[Exercise brief] Everything from the line with "Give me the TikZ source for this diagram." through the line with "(0,0) rectangle (612,459);", inclusive, should be repeated exactly, except the pictures.
--- start of Available data ---
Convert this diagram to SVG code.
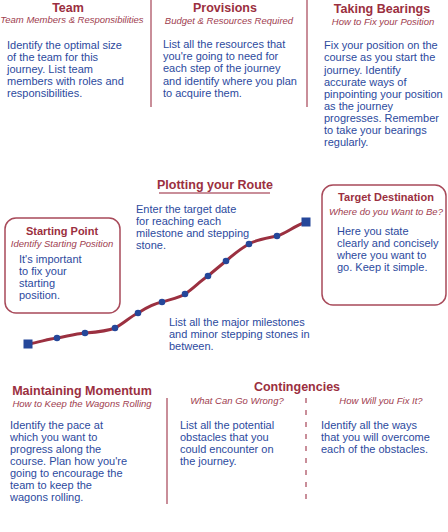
<svg xmlns="http://www.w3.org/2000/svg" width="448" height="532" viewBox="0 0 448 532">
<style>
.t{font-family:"Liberation Sans",Arial,sans-serif;font-weight:bold;font-size:12.5px;fill:#9b2f40;text-anchor:middle}
.s{font-family:"Liberation Sans",Arial,sans-serif;font-style:italic;font-size:9.5px;fill:#a0404f;text-anchor:middle}
.b{font-family:"Liberation Sans",Arial,sans-serif;font-size:11px;fill:#2c4a9e}
.sep{stroke:#c98e99;stroke-width:2;fill:none}
.box{fill:#fff;stroke:#a84a5a;stroke-width:1.5}
.dot{fill:#25479a}
</style>
<rect width="448" height="532" fill="#fff"/>
<g id="separators">
<line class="sep" x1="151" y1="0" x2="151" y2="107"/>
<line class="sep" x1="307" y1="0" x2="307" y2="107"/>
<line class="sep" x1="167" y1="398" x2="167" y2="504"/>
<line class="sep" x1="306" y1="398" x2="306" y2="500" stroke-dasharray="5 7" stroke-width="1.5"/>
<line class="sep" x1="159" y1="193" x2="270" y2="193"/>
</g>
<g id="team">
<text class="t" x="68" y="12">Team</text>
<text class="s" x="72" y="23">Team Members &amp; Responsibilities</text>
<text class="b" x="7"><tspan x="7" y="49">Identify the optimal size</tspan><tspan x="7" y="61">of the team for this</tspan><tspan x="7" y="73">journey. List team</tspan><tspan x="7" y="85">members with roles and</tspan><tspan x="7" y="97">responsibilities.</tspan></text>
</g>
<g id="provisions">
<text class="t" x="225" y="12">Provisions</text>
<text class="s" x="229" y="24">Budget &amp; Resources Required</text>
<text class="b"><tspan x="163" y="48">List all the resources that</tspan><tspan x="163" y="60">you're going to need for</tspan><tspan x="163" y="72">each step of the journey</tspan><tspan x="163" y="85">and identify where you plan</tspan><tspan x="163" y="97">to acquire them.</tspan></text>
</g>
<g id="bearings">
<text class="t" x="382" y="13">Taking Bearings</text>
<text class="s" x="383" y="25">How to Fix your Position</text>
<text class="b"><tspan x="324" y="49">Fix your position on the</tspan><tspan x="324" y="61">course as you start the</tspan><tspan x="324" y="74">journey.  Identify</tspan><tspan x="324" y="86">accurate ways of</tspan><tspan x="324" y="98">pinpointing your position</tspan><tspan x="324" y="110">as the journey</tspan><tspan x="324" y="122">progresses. Remember</tspan><tspan x="324" y="134">to take your bearings</tspan><tspan x="324" y="146">regularly.</tspan></text>
</g>
<g id="route">
<text class="t" x="215" y="189">Plotting your Route</text>
<text class="b"><tspan x="136" y="213">Enter the target date</tspan><tspan x="136" y="225">for reaching each</tspan><tspan x="136" y="237">milestone and stepping</tspan><tspan x="136" y="249">stone.</tspan></text>
<text class="b"><tspan x="169" y="326">List all the major milestones</tspan><tspan x="169" y="338">and minor stepping stones in</tspan><tspan x="169" y="350">between.</tspan></text>
</g>
<g id="connectors">
<path d="M28,344 C40,342 48,339 57,338 C68,336 75,334 85,333 C98,332 108,331 115,328 C124,323 130,317 138,313 C146,308 152,304 162,302 C172,299 179,298 185,294 C194,288 200,281 208,276 C215,270 220,266 226,261 C234,254 240,249 249,244 C258,239 268,238 277,236 C287,233 294,226 306,222" fill="none" stroke="#9b3040" stroke-width="3"/>
<rect class="dot" x="23.5" y="339.5" width="9" height="9"/>
<rect class="dot" x="301.5" y="217.5" width="9" height="9"/>
<circle class="dot" cx="57" cy="338" r="3.3"/>
<circle class="dot" cx="85" cy="333" r="3.3"/>
<circle class="dot" cx="115" cy="328" r="3.3"/>
<circle class="dot" cx="138" cy="313" r="3.3"/>
<circle class="dot" cx="162" cy="302" r="3.3"/>
<circle class="dot" cx="185" cy="294" r="3.3"/>
<circle class="dot" cx="208" cy="276" r="3.3"/>
<circle class="dot" cx="226" cy="261" r="3.3"/>
<circle class="dot" cx="249" cy="244" r="3.3"/>
<circle class="dot" cx="277" cy="236" r="3.3"/>
</g>
<g id="starting-point">
<rect class="box" x="5" y="218" width="115" height="95" rx="11"/>
<text class="t" x="62" y="235" style="font-size:11px">Starting Point</text>
<text class="s" x="62" y="247">Identify Starting Position</text>
<text class="b"><tspan x="19" y="263">It's important</tspan><tspan x="19" y="275">to fix your</tspan><tspan x="19" y="287">starting</tspan><tspan x="19" y="299">position.</tspan></text>
</g>
<g id="target-destination">
<rect class="box" x="322" y="185" width="124" height="120" rx="11"/>
<text class="t" x="386" y="201" style="font-size:11px">Target Destination</text>
<text class="s" x="386" y="215">Where do you Want to Be?</text>
<text class="b"><tspan x="337" y="235">Here you state</tspan><tspan x="337" y="247">clearly and concisely</tspan><tspan x="337" y="259">where you want to</tspan><tspan x="337" y="271">go.  Keep it simple.</tspan></text>
</g>
<g id="momentum">
<text class="t" x="82" y="395">Maintaining Momentum</text>
<text class="s" x="82" y="407">How to Keep the Wagons Rolling</text>
<text class="b"><tspan x="10" y="429">Identify the pace at</tspan><tspan x="10" y="441">which you want to</tspan><tspan x="10" y="453">progress along the</tspan><tspan x="10" y="465">course.  Plan how you're</tspan><tspan x="10" y="477">going to encourage the</tspan><tspan x="10" y="489">team to keep the</tspan><tspan x="10" y="501">wagons rolling.</tspan></text>
</g>
<g id="contingencies">
<text class="t" x="297" y="391">Contingencies</text>
<text class="s" x="237" y="404">What Can Go Wrong?</text>
<text class="s" x="381" y="404">How Will you Fix It?</text>
<text class="b"><tspan x="180" y="429">List all the potential</tspan><tspan x="180" y="441">obstacles that you</tspan><tspan x="180" y="453">could encounter on</tspan><tspan x="180" y="465">the journey.</tspan></text>
<text class="b"><tspan x="321" y="429">Identify all the ways</tspan><tspan x="321" y="441">that you will overcome</tspan><tspan x="321" y="453">each of the obstacles.</tspan></text>
</g>
</svg>
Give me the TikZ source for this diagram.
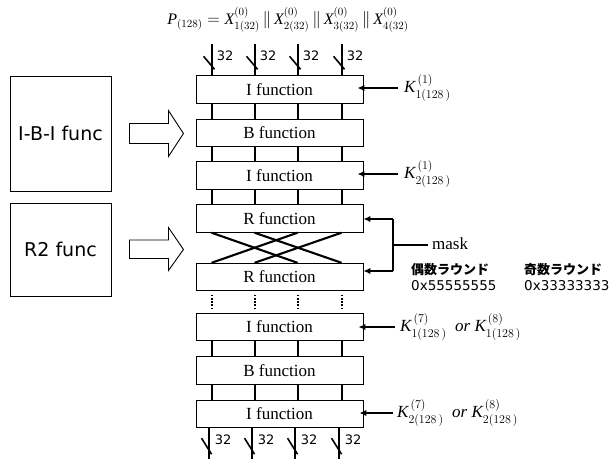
\documentclass[tikz,border=0pt]{standalone}
\usepackage{amsmath}
\usepackage{fontspec}
\setmainfont{Liberation Serif}
\newfontfamily\vd{DejaVu Sans}
\newfontfamily\cjk{Noto Sans CJK JP}
\usetikzlibrary{arrows.meta,calc}
\begin{document}
\begin{tikzpicture}[x=1pt,y=-1pt,
  fbox/.style={draw, line width=0.9pt, minimum width=167pt, minimum height=27.5pt, inner sep=0pt, font=\fontsize{17}{17}\selectfont},
  sidebox/.style={draw, line width=0.9pt, minimum width=101pt, inner sep=0pt, font=\fontsize{19}{19}\vd\selectfont},
  bus/.style={line width=2.1pt},
  busdot/.style={line width=2.1pt, dash pattern=on 1.6pt off 1.6pt},
  slashmark/.style={line width=1.6pt},
  buslab/.style={font=\fontsize{13}{13}\vd\selectfont, anchor=west, inner sep=0pt},
  arr/.style={line width=1.8pt, -{Latex[length=7pt,width=6.5pt]}},
  keylab/.style={anchor=west, inner sep=0pt, font=\fontsize{17}{17}\selectfont},
  hollow/.style={draw, line width=0.9pt},
  jp/.style={anchor=west, inner sep=0pt, font=\fontsize{13}{13}\cjk\bfseries\selectfont},
  hexlab/.style={anchor=west, inner sep=0pt, font=\fontsize{13.5}{13.5}\vd\selectfont}
]
\useasboundingbox (0,0) rectangle (612,459);

% title formula
\node[inner sep=0pt, font=\fontsize{16}{16}\selectfont] (title) at (288,20)
  {$\textit{P}_{(128)} = \textit{X}^{(0)}_{1(32)} \,\|\, \textit{X}^{(0)}_{2(32)} \,\|\, \textit{X}^{(0)}_{3(32)} \,\|\, \textit{X}^{(0)}_{4(32)}$};

% function boxes
\node[fbox] (i1) at (279.5,89.5) {I function};
\node[fbox] (b1) at (279.5,133) {B function};
\node[fbox] (i2) at (279.5,175.5) {I function};
\node[fbox] (r1) at (279.5,218.5) {R function};
\node[fbox] (r2) at (279.5,277) {R function};
\node[fbox] (i3) at (279.5,327) {I function};
\node[fbox] (b2) at (279.5,370.5) {B function};
\node[fbox] (i4) at (279.5,414) {I function};

% side boxes
\node[sidebox, minimum height=115pt] (ibi) at (60.5,133.5) {I-B-I func};
\node[sidebox, minimum height=93pt] (r2f) at (60.5,249.5) {R2 func};

% hollow arrows
\draw[hollow] ($(ibi.east)+(18,-10)$) -- ++(39,0) -- ++(0,-13) -- ($(ibi.east)+(72,0)$)
  -- ($(ibi.east)+(57,23)$) -- ++(0,-13) -- ++(-39,0) -- cycle;
\draw[hollow] ($(r2f.east)+(18,-9.5)$) -- ++(39,0) -- ++(0,-12.5) -- ($(r2f.east)+(72,0)$)
  -- ($(r2f.east)+(57,21)$) -- ++(0,-12) -- ++(-39,0) -- cycle;

% buses
\foreach \dx [count=\k] in {16,59,102,146} {
  \coordinate (top\k) at ($(i1.north west)+(\dx,-31)$);
  \coordinate (bot\k) at ($(i4.south west)+(\dx-3,31)$);
  \draw[bus] (top\k) -- (top\k |- i1.north);
  \draw[slashmark] ($(top\k)+(-8,12)$) -- ($(top\k)+(3,25)$);
  \node[buslab] (tl\k) at ($(top\k)+(5,11)$) {32};
  \draw[bus] ([xshift=\dx]i1.south west) -- ([xshift=\dx]b1.north west);
  \draw[bus] ([xshift=\dx]b1.south west) -- ([xshift=\dx]i2.north west);
  \draw[bus] ([xshift=\dx]i2.south west) -- ([xshift=\dx]r1.north west);
  \draw[busdot] ([xshift=\dx,yshift=-3.5]r2.south west) -- ([xshift=\dx,yshift=3]i3.north west);
  \draw[bus] ([xshift=\dx]i3.south west) -- ([xshift=\dx]b2.north west);
  \draw[bus] ([xshift=\dx]b2.south west) -- ([xshift=\dx]i4.north west);
  \draw[bus] (bot\k |- i4.south) -- (bot\k);
  \draw[slashmark] ($(bot\k)+(-7,-21)$) -- ($(bot\k)+(3,-5)$);
  \node[buslab] (bl\k) at ($(bot\k)+(6,-19)$) {32};
}

% crossing between R functions
\draw[bus] ([xshift=16]r1.south west) -- ([xshift=102]r2.north west);
\draw[bus] ([xshift=59]r1.south west) -- ([xshift=146]r2.north west);
\draw[bus] ([xshift=102]r1.south west) -- ([xshift=16]r2.north west);
\draw[bus] ([xshift=146]r1.south west) -- ([xshift=59]r2.north west);

% keys
\node[keylab] (k1) at (404,88) {$\textit{K}^{\,(1)}_{1(128\,)}$};
\node[keylab] (k2) at (404,174) {$\textit{K}^{\,(1)}_{2(128\,)}$};
\node[keylab] (k3) at (400,327) {$\textit{K}^{\,(7)}_{1(128\,)}$ \ \textit{or} $\textit{K}^{\,(8)}_{1(128\,)}$};
\node[keylab] (k4) at (397,413) {$\textit{K}^{\,(7)}_{2(128\,)}$ \ \textit{or} $\textit{K}^{\,(8)}_{2(128\,)}$};
\draw[arr] ([xshift=-6]k1.west) -- ([xshift=-6]k1.west -| i1.east);
\draw[arr] ([xshift=-6]k2.west) -- ([xshift=-6]k2.west -| i2.east);
\draw[arr] ([xshift=-5]k3.west) -- ([xshift=-5]k3.west -| i3.east);
\draw[arr] ([xshift=-4]k4.west) -- ([xshift=-4]k4.west -| i4.east);

% mask bracket
\coordinate (bt) at (393,219);
\coordinate (bb) at (393,271);
\coordinate (bm) at (393,245);
\node[keylab] (mask) at (432,244) {mask};
\draw[line width=1.8pt] (bt) -- (bb);
\draw[arr] (bt) -- (bt -| r1.east);
\draw[arr] (bb) -- (bb -| r2.east);
\draw[line width=1.8pt] (bm) -- ([xshift=-4]mask.west |- bm);

\node[jp] (even) at (411,270) {偶数ラウンド};
\node[hexlab] (evenv) at (411,286) {0x55555555};
\node[jp] (odd) at (524,270) {奇数ラウンド};
\node[hexlab] (oddv) at (524,286) {0x33333333};
\end{tikzpicture}
\end{document}
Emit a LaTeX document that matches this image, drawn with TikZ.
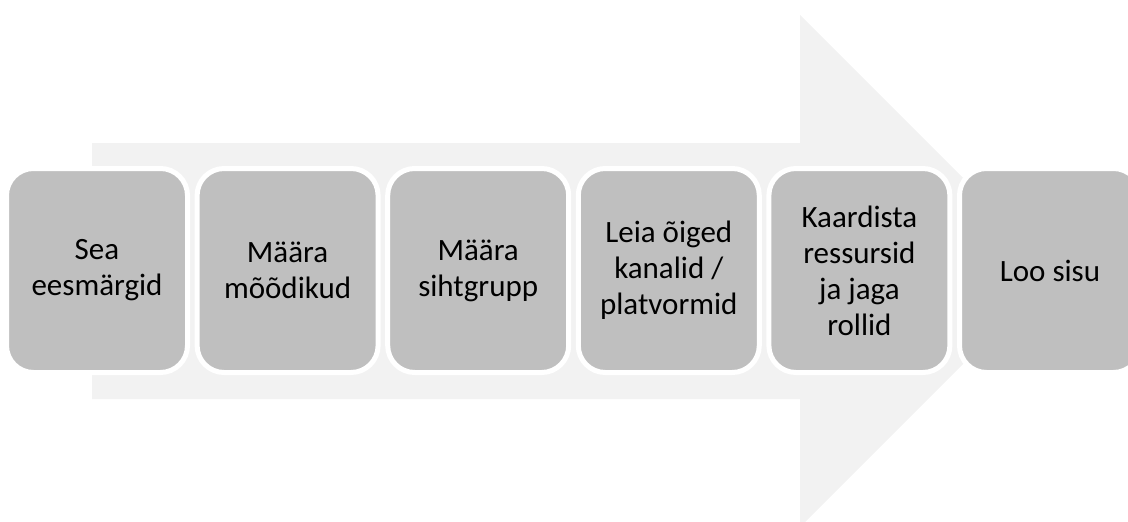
\documentclass[tikz,border=0pt]{standalone}
\usepackage{fontspec}
\setmainfont{Carlito}
\definecolor{arrowgray}{HTML}{F2F2F2}
\definecolor{boxgray}{HTML}{BFBFBF}
\begin{document}
\begin{tikzpicture}[x=1pt,y=-1pt,
  stepbox/.style={draw=white,line width=5pt,fill=boxgray,rounded corners=27pt,
    minimum width=181pt,minimum height=204pt,inner sep=0pt,
    align=center,
    font=\fontsize{31pt}{36pt}\selectfont}]
\useasboundingbox (0,0) rectangle (1128,522);
\clip (0,0) rectangle (1128,522);
\fill[arrowgray] (92,143) -- (800,143) -- (800,15) -- (1056,271) -- (800,527) -- (800,399) -- (92,399) -- cycle;
\node[stepbox] (s1) at (97,270.5) {Sea\\eesmärgid};
\node[stepbox] (s2) at (287.6,270.5) {Määra\\mõõdikud};
\node[stepbox] (s3) at (478.2,270.5) {Määra\\sihtgrupp};
\node[stepbox] (s4) at (668.8,270.5) {Leia õiged\\kanalid /\\platvormid};
\node[stepbox] (s5) at (859.4,270.5) {Kaardista\\ressursid\\ja jaga\\rollid};
\node[stepbox] (s6) at (1050,270.5) {Loo sisu};
\end{tikzpicture}
\end{document}
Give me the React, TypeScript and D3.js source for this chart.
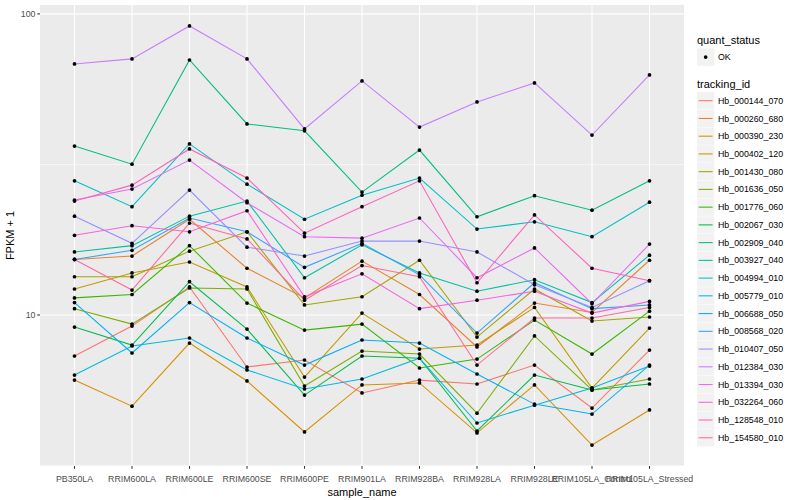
import * as d3 from "d3";

const samples = [
  "PB350LA",
  "RRIM600LA",
  "RRIM600LE",
  "RRIM600SE",
  "RRIM600PE",
  "RRIM901LA",
  "RRIM928BA",
  "RRIM928LA",
  "RRIM928LE",
  "RRIM105LA_Control",
  "RRIM105LA_Stressed",
];

const trackingIds = [
  "Hb_000144_070",
  "Hb_000260_680",
  "Hb_000390_230",
  "Hb_000402_120",
  "Hb_001430_080",
  "Hb_001636_050",
  "Hb_001776_060",
  "Hb_002067_030",
  "Hb_002909_040",
  "Hb_003927_040",
  "Hb_004994_010",
  "Hb_005779_010",
  "Hb_006688_050",
  "Hb_008568_020",
  "Hb_010407_050",
  "Hb_012384_030",
  "Hb_013394_030",
  "Hb_032264_060",
  "Hb_128548_010",
  "Hb_154580_010",
];

// FPKM + 1, one array per tracking_id, in sample order
const hb000144 = [7.31, 9.19, 12.4, 6.72, 7.09, 5.51, 6.08, 5.9, 6.82, 4.91, 7.65];
const hb000260 = [15.3, 15.7, 20.8, 14.3, 11.4, 15.1, 11.7, 7.83, 10.96, 10.2, 15.2];
const hb000390 = [6.08, 4.98, 8.07, 6.04, 4.09, 5.86, 5.95, 4.06, 5.86, 3.7, 4.84];
const hb000402 = [12.2, 13.8, 15.0, 12.4, 6.22, 10.15, 7.71, 7.95, 10.6, 5.72, 9.05];
const hb001430 = [13.4, 13.4, 16.3, 18.9, 10.8, 11.5, 15.2, 8.45, 12.2, 9.55, 9.85];
const hb001636 = [10.5, 9.33, 12.3, 12.2, 5.81, 7.59, 7.42, 4.72, 8.52, 5.64, 6.13];
const hb001776 = [11.4, 11.7, 17.0, 10.96, 8.91, 9.33, 6.67, 7.14, 9.62, 7.42, 10.3];
const hb002067 = [9.12, 7.95, 12.9, 8.98, 5.42, 7.31, 7.19, 4.12, 6.32, 5.64, 5.9];
const hb002909 = [36.4, 31.7, 70.3, 43.1, 40.9, 25.6, 35.3, 21.2, 24.9, 22.3, 27.9];
const hb003927 = [16.2, 17.0, 21.3, 23.9, 13.3, 17.1, 13.8, 12.0, 13.1, 11.0, 15.8];
const hb004994 = [27.9, 22.9, 37.0, 27.2, 20.8, 25.0, 28.5, 19.3, 20.4, 18.2, 23.7];
const hb005779 = [6.32, 7.89, 8.39, 6.57, 5.68, 6.13, 7.19, 4.38, 5.02, 5.72, 6.77];
const hb006688 = [11.0, 7.48, 11.0, 8.39, 6.82, 8.26, 8.07, 6.37, 5.06, 4.69, 6.82];
const hb008568 = [15.3, 16.4, 21.0, 18.9, 14.4, 17.3, 13.6, 8.71, 12.8, 10.5, 10.8];
const hb010407 = [21.3, 17.3, 26.0, 16.8, 15.7, 17.6, 17.6, 16.2, 12.6, 10.6, 13.0];
const hb012384 = [68.2, 70.9, 91.2, 70.9, 41.5, 59.9, 42.1, 51.0, 59.0, 39.6, 62.7];
const hb013394 = [24.1, 26.2, 32.7, 23.6, 18.2, 18.0, 21.0, 13.3, 16.7, 10.9, 17.2];
const hb032264 = [18.4, 19.8, 18.9, 22.2, 11.5, 13.7, 10.5, 11.2, 12.0, 10.15, 11.1];
const hb128548 = [23.9, 27.0, 35.6, 28.5, 18.7, 22.9, 27.9, 12.8, 21.5, 14.3, 13.0];
const hb154580 = [15.3, 12.1, 20.2, 17.9, 11.2, 14.6, 13.4, 6.82, 9.77, 9.77, 10.6];

const seriesValues = [
  hb000144, hb000260, hb000390, hb000402, hb001430, hb001636, hb001776,
  hb002067, hb002909, hb003927, hb004994, hb005779, hb006688, hb008568,
  hb010407, hb012384, hb013394, hb032264, hb128548, hb154580,
];

const yTicks = [10, 100];
const yMinor = [Math.pow(10, 0.5), Math.pow(10, 1.5)];

// ggplot's hue_pal: polar LUV with c = 100, l = 65
function hclLuv(h: number, c = 100, l = 65): string {
  const rad = (h * Math.PI) / 180;
  const U = c * Math.cos(rad);
  const V = c * Math.sin(rad);
  const Y = 100 * Math.pow((l + 16) / 116, 3);
  const un = 0.1978398;
  const vn = 0.4683363;
  const u = U / (13 * l) + un;
  const v = V / (13 * l) + vn;
  const X = (9 * Y * u) / (4 * v);
  const Z = -X / 3 - 5 * Y + (3 * Y) / v;
  const x = X / 100, y = Y / 100, z = Z / 100;
  const lin = [
    3.240479 * x - 1.53715 * y - 0.498535 * z,
    -0.969256 * x + 1.875992 * y + 0.041556 * z,
    0.055648 * x - 0.204043 * y + 1.057311 * z,
  ];
  const [r, g, b] = lin.map((t) => {
    const s = t <= 0.0031308 ? 12.92 * t : 1.055 * Math.pow(t, 1 / 2.4) - 0.055;
    return Math.round(Math.max(0, Math.min(1, s)) * 255);
  });
  return d3.rgb(r, g, b).formatHex();
}

const palette = trackingIds.map((_, i) => hclLuv(15 + (360 / trackingIds.length) * i));

const FONT = "'Liberation Sans', Arial, Helvetica, sans-serif";

export default function App() {
  const panel = { left: 40, right: 684, top: 5, bottom: 466 };

  const x = d3
    .scalePoint<string>()
    .domain(samples)
    .range([panel.left, panel.right])
    .padding(0.6);

  // log10 scale with ggplot's 5% expansion in transformed space
  const all = seriesValues.flat();
  const lo = Math.log10(d3.min(all) as number);
  const hi = Math.log10(d3.max(all) as number);
  const pad = (hi - lo) * 0.05;
  const y = d3
    .scaleLog()
    .domain([Math.pow(10, lo - pad), Math.pow(10, hi + pad)])
    .range([panel.bottom, panel.top]);

  const line = d3
    .line<number>()
    .x((_, i) => x(samples[i]) as number)
    .y((d) => y(d));

  const legendX = 697;
  const keyStep = 17.74;
  const keyTop = 100.7;

  return (
    <svg
      width={800}
      height={500}
      style={{ position: "absolute", left: 0, top: 0, background: "#fff" }}
      fontFamily={FONT}
    >
      <rect
        x={panel.left}
        y={panel.top}
        width={panel.right - panel.left}
        height={panel.bottom - panel.top}
        fill="#EBEBEB"
      />
      {/* minor grid */}
      {yMinor.map((v) => (
        <line
          key={"ym" + v}
          x1={panel.left}
          x2={panel.right}
          y1={y(v)}
          y2={y(v)}
          stroke="#fff"
          strokeWidth={0.55}
        />
      ))}
      {/* major grid */}
      {yTicks.map((v) => (
        <line
          key={"y" + v}
          x1={panel.left}
          x2={panel.right}
          y1={y(v)}
          y2={y(v)}
          stroke="#fff"
          strokeWidth={1.07}
        />
      ))}
      {samples.map((s) => (
        <line
          key={"x" + s}
          x1={x(s)}
          x2={x(s)}
          y1={panel.top}
          y2={panel.bottom}
          stroke="#fff"
          strokeWidth={1.07}
        />
      ))}

      {/* lines */}
      {seriesValues.map((vals, i) => (
        <path
          key={trackingIds[i]}
          d={line(vals) as string}
          fill="none"
          stroke={palette[i]}
          strokeWidth={1.07}
        />
      ))}
      {/* points */}
      {seriesValues.map((vals, i) =>
        vals.map((v, j) => (
          <circle
            key={trackingIds[i] + "-" + j}
            cx={x(samples[j])}
            cy={y(v)}
            r={1.85}
            fill="#000"
          />
        ))
      )}

      {/* y axis */}
      {yTicks.map((v) => (
        <g key={"yt" + v}>
          <line x1={panel.left - 2.7} x2={panel.left} y1={y(v)} y2={y(v)} stroke="#333" strokeWidth={1.07} />
          <text x={panel.left - 4.5} y={y(v)} dy="0.35em" textAnchor="end" fontSize={8.8} fill="#4D4D4D">
            {v}
          </text>
        </g>
      ))}
      <text
        transform={`translate(14,${(panel.top + panel.bottom) / 2}) rotate(-90)`}
        textAnchor="middle"
        fontSize={11}
        fill="#000"
      >
        FPKM + 1
      </text>

      {/* x axis */}
      {samples.map((s) => (
        <g key={"xt" + s}>
          <line x1={x(s)} x2={x(s)} y1={panel.bottom} y2={panel.bottom + 2.7} stroke="#333" strokeWidth={1.07} />
          <text x={x(s)} y={panel.bottom + 16} textAnchor="middle" fontSize={8.8} fill="#4D4D4D">
            {s}
          </text>
        </g>
      ))}
      <text x={(panel.left + panel.right) / 2} y={496} textAnchor="middle" fontSize={11} fill="#000">
        sample_name
      </text>

      {/* legend: quant_status */}
      <text x={legendX} y={44} fontSize={11} fill="#000">
        quant_status
      </text>
      <rect x={legendX} y={48.5} width={17.3} height={17.3} fill="#F2F2F2" />
      <circle cx={legendX + 8.65} cy={57.1} r={1.85} fill="#000" />
      <text x={legendX + 21} y={57.1} dy="0.35em" fontSize={8.8} fill="#000">
        OK
      </text>

      {/* legend: tracking_id */}
      <text x={legendX} y={88} fontSize={11} fill="#000">
        tracking_id
      </text>
      {trackingIds.map((id, i) => {
        const cy = keyTop + i * keyStep;
        return (
          <g key={"lg" + id}>
            <rect x={legendX} y={cy - 8.65} width={17.3} height={17.3} fill="#F2F2F2" />
            <line
              x1={legendX + 1.7}
              x2={legendX + 15.6}
              y1={cy}
              y2={cy}
              stroke={palette[i]}
              strokeWidth={1.07}
            />
            <text x={legendX + 21} y={cy} dy="0.35em" fontSize={8.8} fill="#000">
              {id}
            </text>
          </g>
        );
      })}
    </svg>
  );
}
--- end of Available data ---
[Response to this exercise]
Give me the TikZ source for this diagram.
\documentclass[tikz,border=0pt]{standalone}
\usepackage{amsmath}
\usepackage{fontspec}
\setmainfont{Liberation Serif}
\newfontfamily\vd{DejaVu Sans}
\newfontfamily\cjk{Noto Sans CJK JP}
\usetikzlibrary{arrows.meta,calc}
\begin{document}
\begin{tikzpicture}[x=1pt,y=-1pt,
  fbox/.style={draw, line width=0.9pt, minimum width=167pt, minimum height=27.5pt, inner sep=0pt, font=\fontsize{17}{17}\selectfont},
  sidebox/.style={draw, line width=0.9pt, minimum width=101pt, inner sep=0pt, font=\fontsize{19}{19}\vd\selectfont},
  bus/.style={line width=2.1pt},
  busdot/.style={line width=2.1pt, dash pattern=on 1.6pt off 1.6pt},
  slashmark/.style={line width=1.6pt},
  buslab/.style={font=\fontsize{13}{13}\vd\selectfont, anchor=west, inner sep=0pt},
  arr/.style={line width=1.8pt, -{Latex[length=7pt,width=6.5pt]}},
  keylab/.style={anchor=west, inner sep=0pt, font=\fontsize{17}{17}\selectfont},
  hollow/.style={draw, line width=0.9pt},
  jp/.style={anchor=west, inner sep=0pt, font=\fontsize{13}{13}\cjk\bfseries\selectfont},
  hexlab/.style={anchor=west, inner sep=0pt, font=\fontsize{13.5}{13.5}\vd\selectfont}
]
\useasboundingbox (0,0) rectangle (612,459);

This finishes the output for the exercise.